# WHAT IS REQUIRED
Print nothing but the lines from the start of the listing below through the line that contains "(1168,7) -- (1168,63);". Do not include the pictures.

--- START OF RECORDED DATA ---

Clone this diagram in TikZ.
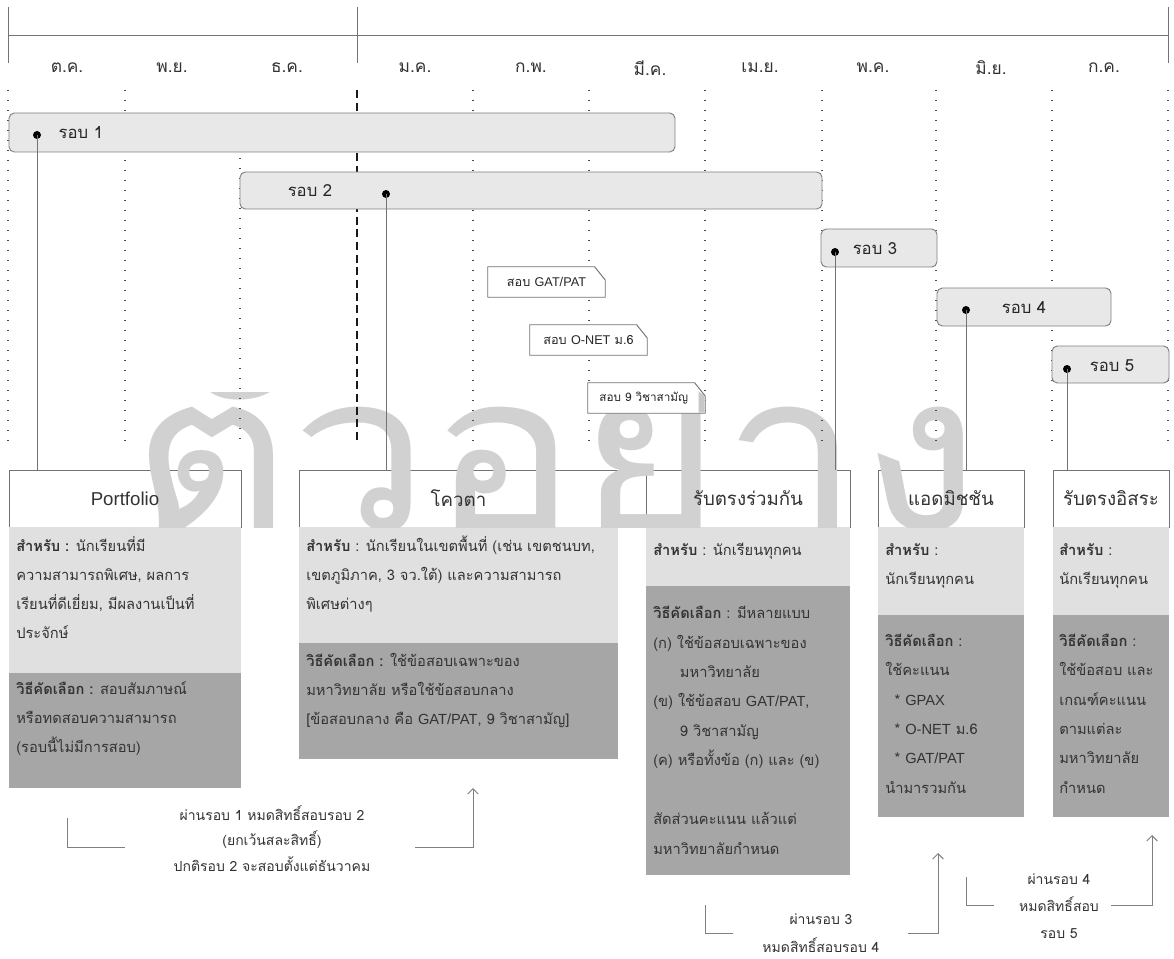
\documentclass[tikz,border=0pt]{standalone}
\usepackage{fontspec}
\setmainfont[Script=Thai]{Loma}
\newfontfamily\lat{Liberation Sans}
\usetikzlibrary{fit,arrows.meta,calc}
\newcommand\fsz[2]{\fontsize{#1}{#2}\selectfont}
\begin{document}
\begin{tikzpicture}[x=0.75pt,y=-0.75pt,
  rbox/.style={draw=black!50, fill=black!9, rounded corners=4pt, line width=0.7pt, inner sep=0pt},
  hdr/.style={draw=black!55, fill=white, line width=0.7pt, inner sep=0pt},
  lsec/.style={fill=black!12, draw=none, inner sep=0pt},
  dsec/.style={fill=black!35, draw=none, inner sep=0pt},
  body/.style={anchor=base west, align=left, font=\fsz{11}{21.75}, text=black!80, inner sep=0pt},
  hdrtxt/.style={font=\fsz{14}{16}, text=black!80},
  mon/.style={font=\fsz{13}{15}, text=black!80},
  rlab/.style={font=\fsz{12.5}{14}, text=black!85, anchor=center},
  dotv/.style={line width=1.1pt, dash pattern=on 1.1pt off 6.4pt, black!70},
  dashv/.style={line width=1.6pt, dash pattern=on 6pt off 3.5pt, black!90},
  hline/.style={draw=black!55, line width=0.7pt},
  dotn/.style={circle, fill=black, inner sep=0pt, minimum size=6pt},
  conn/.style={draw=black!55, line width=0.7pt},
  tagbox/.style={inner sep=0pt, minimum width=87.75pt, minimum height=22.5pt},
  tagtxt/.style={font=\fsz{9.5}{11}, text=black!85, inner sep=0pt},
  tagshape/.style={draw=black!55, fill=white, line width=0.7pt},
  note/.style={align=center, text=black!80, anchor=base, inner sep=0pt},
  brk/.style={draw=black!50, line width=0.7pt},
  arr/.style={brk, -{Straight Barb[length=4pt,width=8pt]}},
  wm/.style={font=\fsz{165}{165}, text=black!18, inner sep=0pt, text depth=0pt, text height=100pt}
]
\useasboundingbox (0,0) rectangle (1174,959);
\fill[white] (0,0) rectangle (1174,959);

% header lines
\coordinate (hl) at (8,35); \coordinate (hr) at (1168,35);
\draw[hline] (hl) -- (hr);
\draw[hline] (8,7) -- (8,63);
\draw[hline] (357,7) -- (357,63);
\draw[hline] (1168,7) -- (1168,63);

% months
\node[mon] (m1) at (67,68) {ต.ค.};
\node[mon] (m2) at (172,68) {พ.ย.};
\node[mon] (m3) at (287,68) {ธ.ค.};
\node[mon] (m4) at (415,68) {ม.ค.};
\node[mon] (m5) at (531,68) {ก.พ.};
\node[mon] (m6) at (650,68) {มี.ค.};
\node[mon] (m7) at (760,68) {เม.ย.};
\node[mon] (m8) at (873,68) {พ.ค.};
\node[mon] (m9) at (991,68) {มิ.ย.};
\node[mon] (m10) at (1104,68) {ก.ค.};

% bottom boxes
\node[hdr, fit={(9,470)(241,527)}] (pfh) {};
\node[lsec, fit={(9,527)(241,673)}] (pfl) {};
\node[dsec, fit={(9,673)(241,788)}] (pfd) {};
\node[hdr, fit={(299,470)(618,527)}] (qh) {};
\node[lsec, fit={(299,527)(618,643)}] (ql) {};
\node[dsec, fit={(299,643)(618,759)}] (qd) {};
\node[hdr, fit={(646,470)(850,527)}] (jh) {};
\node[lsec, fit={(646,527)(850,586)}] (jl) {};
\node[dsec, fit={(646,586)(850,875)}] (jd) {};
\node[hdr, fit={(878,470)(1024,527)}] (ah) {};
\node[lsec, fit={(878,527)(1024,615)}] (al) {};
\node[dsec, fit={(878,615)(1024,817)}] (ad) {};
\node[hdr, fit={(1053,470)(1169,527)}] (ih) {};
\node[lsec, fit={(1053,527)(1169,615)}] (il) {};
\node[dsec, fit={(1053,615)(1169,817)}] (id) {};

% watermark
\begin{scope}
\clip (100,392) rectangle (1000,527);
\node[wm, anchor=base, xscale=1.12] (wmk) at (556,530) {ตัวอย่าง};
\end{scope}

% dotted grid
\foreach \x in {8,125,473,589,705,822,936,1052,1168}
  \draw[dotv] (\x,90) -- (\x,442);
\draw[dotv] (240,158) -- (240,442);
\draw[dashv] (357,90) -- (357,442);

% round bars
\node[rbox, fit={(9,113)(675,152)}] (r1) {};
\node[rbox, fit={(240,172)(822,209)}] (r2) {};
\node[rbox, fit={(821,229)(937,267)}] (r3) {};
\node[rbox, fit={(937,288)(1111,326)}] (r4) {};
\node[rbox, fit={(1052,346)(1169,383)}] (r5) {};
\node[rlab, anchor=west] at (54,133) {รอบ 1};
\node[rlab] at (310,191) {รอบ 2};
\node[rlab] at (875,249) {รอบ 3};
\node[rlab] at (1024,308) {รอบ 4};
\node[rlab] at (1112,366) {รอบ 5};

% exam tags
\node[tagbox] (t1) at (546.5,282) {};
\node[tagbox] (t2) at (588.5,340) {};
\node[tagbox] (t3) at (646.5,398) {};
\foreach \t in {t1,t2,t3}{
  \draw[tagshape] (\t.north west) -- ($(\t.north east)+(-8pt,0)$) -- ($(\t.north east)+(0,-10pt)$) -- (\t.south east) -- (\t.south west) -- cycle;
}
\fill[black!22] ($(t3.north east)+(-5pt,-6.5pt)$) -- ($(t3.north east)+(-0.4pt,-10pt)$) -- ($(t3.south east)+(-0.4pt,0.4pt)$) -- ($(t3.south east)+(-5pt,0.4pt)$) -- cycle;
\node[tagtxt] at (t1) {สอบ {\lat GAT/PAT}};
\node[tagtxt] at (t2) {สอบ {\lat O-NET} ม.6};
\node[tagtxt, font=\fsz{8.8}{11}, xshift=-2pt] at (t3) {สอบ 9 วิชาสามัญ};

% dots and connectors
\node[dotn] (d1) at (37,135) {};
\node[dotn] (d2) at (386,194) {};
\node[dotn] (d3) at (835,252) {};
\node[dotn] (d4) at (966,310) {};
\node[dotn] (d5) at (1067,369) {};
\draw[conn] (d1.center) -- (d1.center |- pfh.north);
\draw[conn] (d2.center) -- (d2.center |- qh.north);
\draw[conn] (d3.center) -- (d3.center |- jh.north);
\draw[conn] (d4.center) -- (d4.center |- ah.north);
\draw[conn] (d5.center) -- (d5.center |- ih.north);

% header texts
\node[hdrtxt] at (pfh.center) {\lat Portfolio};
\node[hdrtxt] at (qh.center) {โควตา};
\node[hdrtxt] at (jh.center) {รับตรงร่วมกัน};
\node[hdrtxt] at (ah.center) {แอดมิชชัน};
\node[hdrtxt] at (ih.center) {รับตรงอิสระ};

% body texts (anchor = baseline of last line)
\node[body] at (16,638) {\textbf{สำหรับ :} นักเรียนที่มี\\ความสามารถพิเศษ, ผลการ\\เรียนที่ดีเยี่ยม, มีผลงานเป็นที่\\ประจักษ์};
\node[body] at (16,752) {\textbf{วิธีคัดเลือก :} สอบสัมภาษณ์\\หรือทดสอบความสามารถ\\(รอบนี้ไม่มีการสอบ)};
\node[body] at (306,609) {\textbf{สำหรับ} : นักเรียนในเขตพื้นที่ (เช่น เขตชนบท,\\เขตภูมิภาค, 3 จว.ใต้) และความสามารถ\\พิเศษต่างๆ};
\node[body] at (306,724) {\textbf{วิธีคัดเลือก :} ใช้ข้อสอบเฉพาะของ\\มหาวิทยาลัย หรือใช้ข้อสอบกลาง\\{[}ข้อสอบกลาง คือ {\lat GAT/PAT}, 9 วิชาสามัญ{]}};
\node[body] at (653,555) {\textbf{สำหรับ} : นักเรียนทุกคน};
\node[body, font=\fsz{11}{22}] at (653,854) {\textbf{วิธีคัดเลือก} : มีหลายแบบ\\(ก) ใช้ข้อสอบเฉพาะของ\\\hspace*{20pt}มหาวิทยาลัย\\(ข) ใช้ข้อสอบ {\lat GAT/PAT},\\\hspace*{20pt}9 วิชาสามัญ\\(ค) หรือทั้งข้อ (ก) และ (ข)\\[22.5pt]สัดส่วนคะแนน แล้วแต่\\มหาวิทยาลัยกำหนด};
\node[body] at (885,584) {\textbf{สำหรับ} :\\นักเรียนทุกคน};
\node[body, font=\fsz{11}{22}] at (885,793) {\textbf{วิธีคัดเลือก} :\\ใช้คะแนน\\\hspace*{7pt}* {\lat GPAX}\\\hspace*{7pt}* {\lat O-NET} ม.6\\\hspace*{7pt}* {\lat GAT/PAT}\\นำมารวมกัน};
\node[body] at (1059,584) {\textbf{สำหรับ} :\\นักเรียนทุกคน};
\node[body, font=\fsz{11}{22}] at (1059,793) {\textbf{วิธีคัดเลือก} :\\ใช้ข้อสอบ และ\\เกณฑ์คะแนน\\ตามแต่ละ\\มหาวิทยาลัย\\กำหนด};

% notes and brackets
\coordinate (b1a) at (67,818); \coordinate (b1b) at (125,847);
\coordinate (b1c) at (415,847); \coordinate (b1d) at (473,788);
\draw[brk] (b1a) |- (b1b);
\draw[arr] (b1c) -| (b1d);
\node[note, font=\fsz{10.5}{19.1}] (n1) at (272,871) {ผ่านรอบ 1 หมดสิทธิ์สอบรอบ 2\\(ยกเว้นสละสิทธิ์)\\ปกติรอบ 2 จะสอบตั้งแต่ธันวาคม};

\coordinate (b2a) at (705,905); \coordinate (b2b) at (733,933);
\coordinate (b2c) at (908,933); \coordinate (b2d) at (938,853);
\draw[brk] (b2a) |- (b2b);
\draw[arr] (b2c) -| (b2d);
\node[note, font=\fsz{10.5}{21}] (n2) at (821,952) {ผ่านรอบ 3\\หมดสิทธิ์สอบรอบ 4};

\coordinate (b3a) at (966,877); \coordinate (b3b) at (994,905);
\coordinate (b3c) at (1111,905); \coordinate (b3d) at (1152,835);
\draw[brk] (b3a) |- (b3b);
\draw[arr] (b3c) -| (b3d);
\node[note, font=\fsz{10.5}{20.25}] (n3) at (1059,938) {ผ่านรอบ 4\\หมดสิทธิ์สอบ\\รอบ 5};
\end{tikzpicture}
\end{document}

--- END OF RECORDED DATA ---

# WRITTEN SOLUTION
Clone this diagram in TikZ.
\documentclass[tikz,border=0pt]{standalone}
\usepackage{fontspec}
\setmainfont[Script=Thai]{Loma}
\newfontfamily\lat{Liberation Sans}
\usetikzlibrary{fit,arrows.meta,calc}
\newcommand\fsz[2]{\fontsize{#1}{#2}\selectfont}
\begin{document}
\begin{tikzpicture}[x=0.75pt,y=-0.75pt,
  rbox/.style={draw=black!50, fill=black!9, rounded corners=4pt, line width=0.7pt, inner sep=0pt},
  hdr/.style={draw=black!55, fill=white, line width=0.7pt, inner sep=0pt},
  lsec/.style={fill=black!12, draw=none, inner sep=0pt},
  dsec/.style={fill=black!35, draw=none, inner sep=0pt},
  body/.style={anchor=base west, align=left, font=\fsz{11}{21.75}, text=black!80, inner sep=0pt},
  hdrtxt/.style={font=\fsz{14}{16}, text=black!80},
  mon/.style={font=\fsz{13}{15}, text=black!80},
  rlab/.style={font=\fsz{12.5}{14}, text=black!85, anchor=center},
  dotv/.style={line width=1.1pt, dash pattern=on 1.1pt off 6.4pt, black!70},
  dashv/.style={line width=1.6pt, dash pattern=on 6pt off 3.5pt, black!90},
  hline/.style={draw=black!55, line width=0.7pt},
  dotn/.style={circle, fill=black, inner sep=0pt, minimum size=6pt},
  conn/.style={draw=black!55, line width=0.7pt},
  tagbox/.style={inner sep=0pt, minimum width=87.75pt, minimum height=22.5pt},
  tagtxt/.style={font=\fsz{9.5}{11}, text=black!85, inner sep=0pt},
  tagshape/.style={draw=black!55, fill=white, line width=0.7pt},
  note/.style={align=center, text=black!80, anchor=base, inner sep=0pt},
  brk/.style={draw=black!50, line width=0.7pt},
  arr/.style={brk, -{Straight Barb[length=4pt,width=8pt]}},
  wm/.style={font=\fsz{165}{165}, text=black!18, inner sep=0pt, text depth=0pt, text height=100pt}
]
\useasboundingbox (0,0) rectangle (1174,959);
\fill[white] (0,0) rectangle (1174,959);

% header lines
\coordinate (hl) at (8,35); \coordinate (hr) at (1168,35);
\draw[hline] (hl) -- (hr);
\draw[hline] (8,7) -- (8,63);
\draw[hline] (357,7) -- (357,63);
\draw[hline] (1168,7) -- (1168,63);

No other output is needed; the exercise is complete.